Synopsys makes software that companies use to design computing chips. Modern chips have tens of billions of tiny on-off switches called transistors, and their precise arrangement on the chip has a big impact on the chip’s cost and performance, so designers use software from companies like Synopsys to help.
Synopsys first released an AI tool for one part of the chip design process three years ago, and with customers like Samsung Electronics Co Ltd and ST Microelectronics using the system.
The tools Synopsys released Wednesday at its annual user conference in Santa Clara, California, spread much further across the chip design process. They are aimed at helping engineers hunt for bugs in their designs, test physical sample chips from manufacturing partners and, once mass production has begun, boost the proportion of defect-free chips coming off the production line.

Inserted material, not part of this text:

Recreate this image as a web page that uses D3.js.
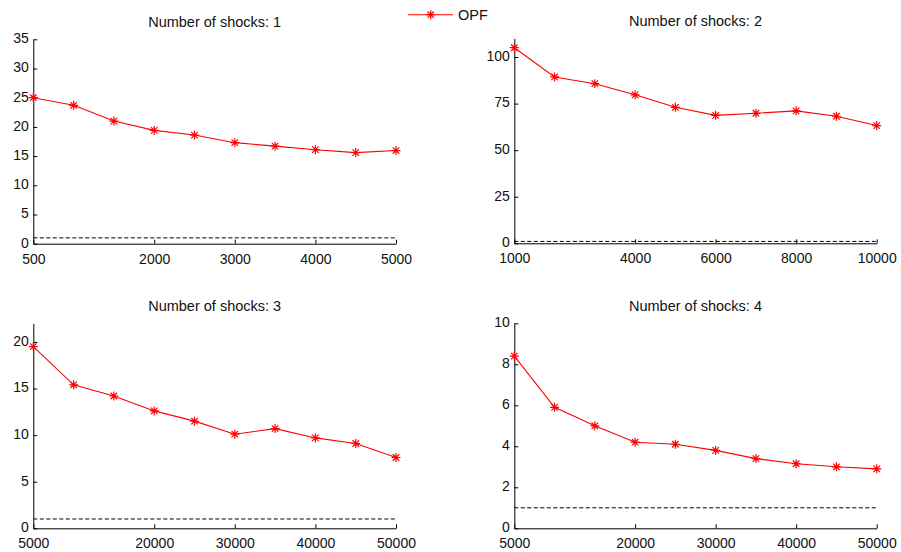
<!DOCTYPE html>
<html>
<head>
<meta charset="utf-8">
<script src="https://cdn.jsdelivr.net/npm/d3@7"></script>
<style>
  body { margin: 0; background: #fff; }
  svg { display: block; font-family: Arial, "Liberation Sans", sans-serif; }
</style>
</head>
<body>
<div class="visualization"></div>
<script>
// sample sizes (x) for each panel
const xShocks1 = [500, 1000, 1500, 2000, 2500, 3000, 3500, 4000, 4500, 5000];
const xShocks2 = [1000, 2000, 3000, 4000, 5000, 6000, 7000, 8000, 9000, 10000];
const xShocks3 = [5000, 10000, 15000, 20000, 25000, 30000, 35000, 40000, 45000, 50000];
const xShocks4 = [5000, 10000, 15000, 20000, 25000, 30000, 35000, 40000, 45000, 50000];

// OPF values
const opf1 = [25.0, 23.7, 21.0, 19.4, 18.6, 17.3, 16.7, 16.1, 15.6, 15.95];
const opf2 = [105.0, 89.3, 85.7, 79.7, 73.0, 68.7, 69.8, 71.1, 68.2, 63.2];
const opf3 = [19.5, 15.4, 14.2, 12.6, 11.5, 10.1, 10.7, 9.7, 9.1, 7.6];
const opf4 = [8.4, 5.9, 5.0, 4.2, 4.1, 3.8, 3.4, 3.15, 3.0, 2.9];

// reference level (dashed)
const refLevel = [1, 1, 1, 1];

// axis ticks
const xTicks1 = [500, 2000, 3000, 4000, 5000];
const xTicks2 = [1000, 4000, 6000, 8000, 10000];
const xTicks3 = [5000, 20000, 30000, 40000, 50000];
const xTicks4 = [5000, 20000, 30000, 40000, 50000];
const yTicks1 = [0, 5, 10, 15, 20, 25, 30, 35];
const yTicks2 = [0, 25, 50, 75, 100];
const yTicks3 = [0, 5, 10, 15, 20];
const yTicks4 = [0, 2, 4, 6, 8, 10];
const yMax = [35, 110, 22, 10];

const titles = ["Number of shocks: 1", "Number of shocks: 2", "Number of shocks: 3", "Number of shocks: 4"];
const seriesName = "OPF";

const panels = [
    { x: xShocks1, y: opf1, xt: xTicks1, yt: yTicks1, left: 33.3, right: 396, top: 39.3, bottom: 243.7 },
    { x: xShocks2, y: opf2, xt: xTicks2, yt: yTicks2, left: 514.3, right: 876.7, top: 38.4, bottom: 243.3 },
    { x: xShocks3, y: opf3, xt: xTicks3, yt: yTicks3, left: 33.3, right: 396, top: 323.3, bottom: 528.3 },
    { x: xShocks4, y: opf4, xt: xTicks4, yt: yTicks4, left: 514.3, right: 876.7, top: 323.3, bottom: 528.3 }
];

const svg = d3.select(".visualization")
    .append("svg")
    .attr("width", 901)
    .attr("height", 552);

const red = "#ff0000";

function star(g, cx, cy, r) {
    const d = r * 0.72;
    g.append("path")
        .attr("d", `M${cx - r},${cy}H${cx + r}M${cx},${cy - r}V${cy + r}` +
            `M${cx - d},${cy - d}L${cx + d},${cy + d}M${cx - d},${cy + d}L${cx + d},${cy - d}`)
        .attr("stroke", red)
        .attr("stroke-width", 1.2)
        .attr("fill", "none");
}

panels.forEach((p, i) => {
    const x = d3.scaleLinear().domain([p.x[0], p.x[p.x.length - 1]]).range([p.left, p.right]);
    const y = d3.scaleLinear().domain([0, yMax[i]]).range([p.bottom, p.top]);
    const g = svg.append("g");

    // dashed reference line
    g.append("line")
        .attr("x1", x(p.x[0])).attr("x2", x(p.x[p.x.length - 1]))
        .attr("y1", y(refLevel[i])).attr("y2", y(refLevel[i]))
        .attr("stroke", "#000")
        .attr("stroke-width", 1)
        .attr("stroke-dasharray", "4,2.5");

    // axes
    const xAxis = g.append("g")
        .attr("transform", `translate(0,${p.bottom})`)
        .call(d3.axisBottom(x).tickValues(p.xt).tickSizeInner(-4).tickSizeOuter(0).tickPadding(8.5).tickFormat(d3.format("d")));
    const yAxis = g.append("g")
        .attr("transform", `translate(${p.left},0)`)
        .call(d3.axisLeft(y).tickValues(p.yt).tickSizeInner(-4).tickSizeOuter(0).tickPadding(4.5).tickFormat(d3.format("d")));
    [xAxis, yAxis].forEach(a => {
        a.select(".domain").attr("stroke", "#000");
        a.selectAll(".tick line").attr("stroke", "#000");
        a.selectAll(".tick text").attr("fill", "#111").attr("font-size", 14).attr("font-family", "Arial, 'Liberation Sans', sans-serif");
    });
    xAxis.selectAll(".tick text").attr("dy", "0.82em");
    yAxis.selectAll(".tick text").attr("dy", "0.24em");

    // series line
    const line = d3.line().x((d, j) => x(p.x[j])).y(d => y(d));
    g.append("path")
        .datum(p.y)
        .attr("d", line)
        .attr("fill", "none")
        .attr("stroke", red)
        .attr("stroke-width", 1.1);

    p.y.forEach((v, j) => star(g, x(p.x[j]), y(v), 4.5));

    // title
    g.append("text")
        .attr("x", (p.left + p.right) / 2)
        .attr("y", p.top - 12)
        .attr("text-anchor", "middle")
        .attr("font-size", 14.5)
        .attr("fill", "#111")
        .text(titles[i]);
});

// legend
const lg = svg.append("g");
lg.append("line")
    .attr("x1", 408).attr("x2", 453).attr("y1", 14.7).attr("y2", 14.7)
    .attr("stroke", red).attr("stroke-width", 1.1);
star(lg, 430.7, 14.7, 4.5);
lg.append("text")
    .attr("x", 458).attr("y", 20)
    .attr("font-size", 14.5)
    .attr("fill", "#111")
    .text(seriesName);
</script>
</body>
</html>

Synopsys also on Wednesday released a tool to make it easier to move analog chip designs from one manufacturing partner to the other. Such moves have traditionally been expensive and time-consuming.
Sassine Ghazi, president and chief operating officer of Synopsys, said that the dual hit of a chip supply chain crunch and U.S. export controls on doing business has chip executives looking for more options.
“Every CEO was looking for an alternative. Nobody wants to be caught off guard if someone says you cannot use the Chinese or Taiwanese,” Ghazi said.
Synopsys is in a race with Cadence Design Systems, its largest competitor, to add AI to chip design software. While some of the Synopsys tools released Wednesday are catching up to Cadence, Karl Freund, principal analyst with Cambrian AI research, said Synopsys is ahead, with more than 100 chips by customers using its AI tools coming to market.
“They definitely lap Cadence, especially if you look at what’s happened with physical design,” Freund said. “I think they’ll probably be at 1,000 (completed chip designs) by the end of the year.”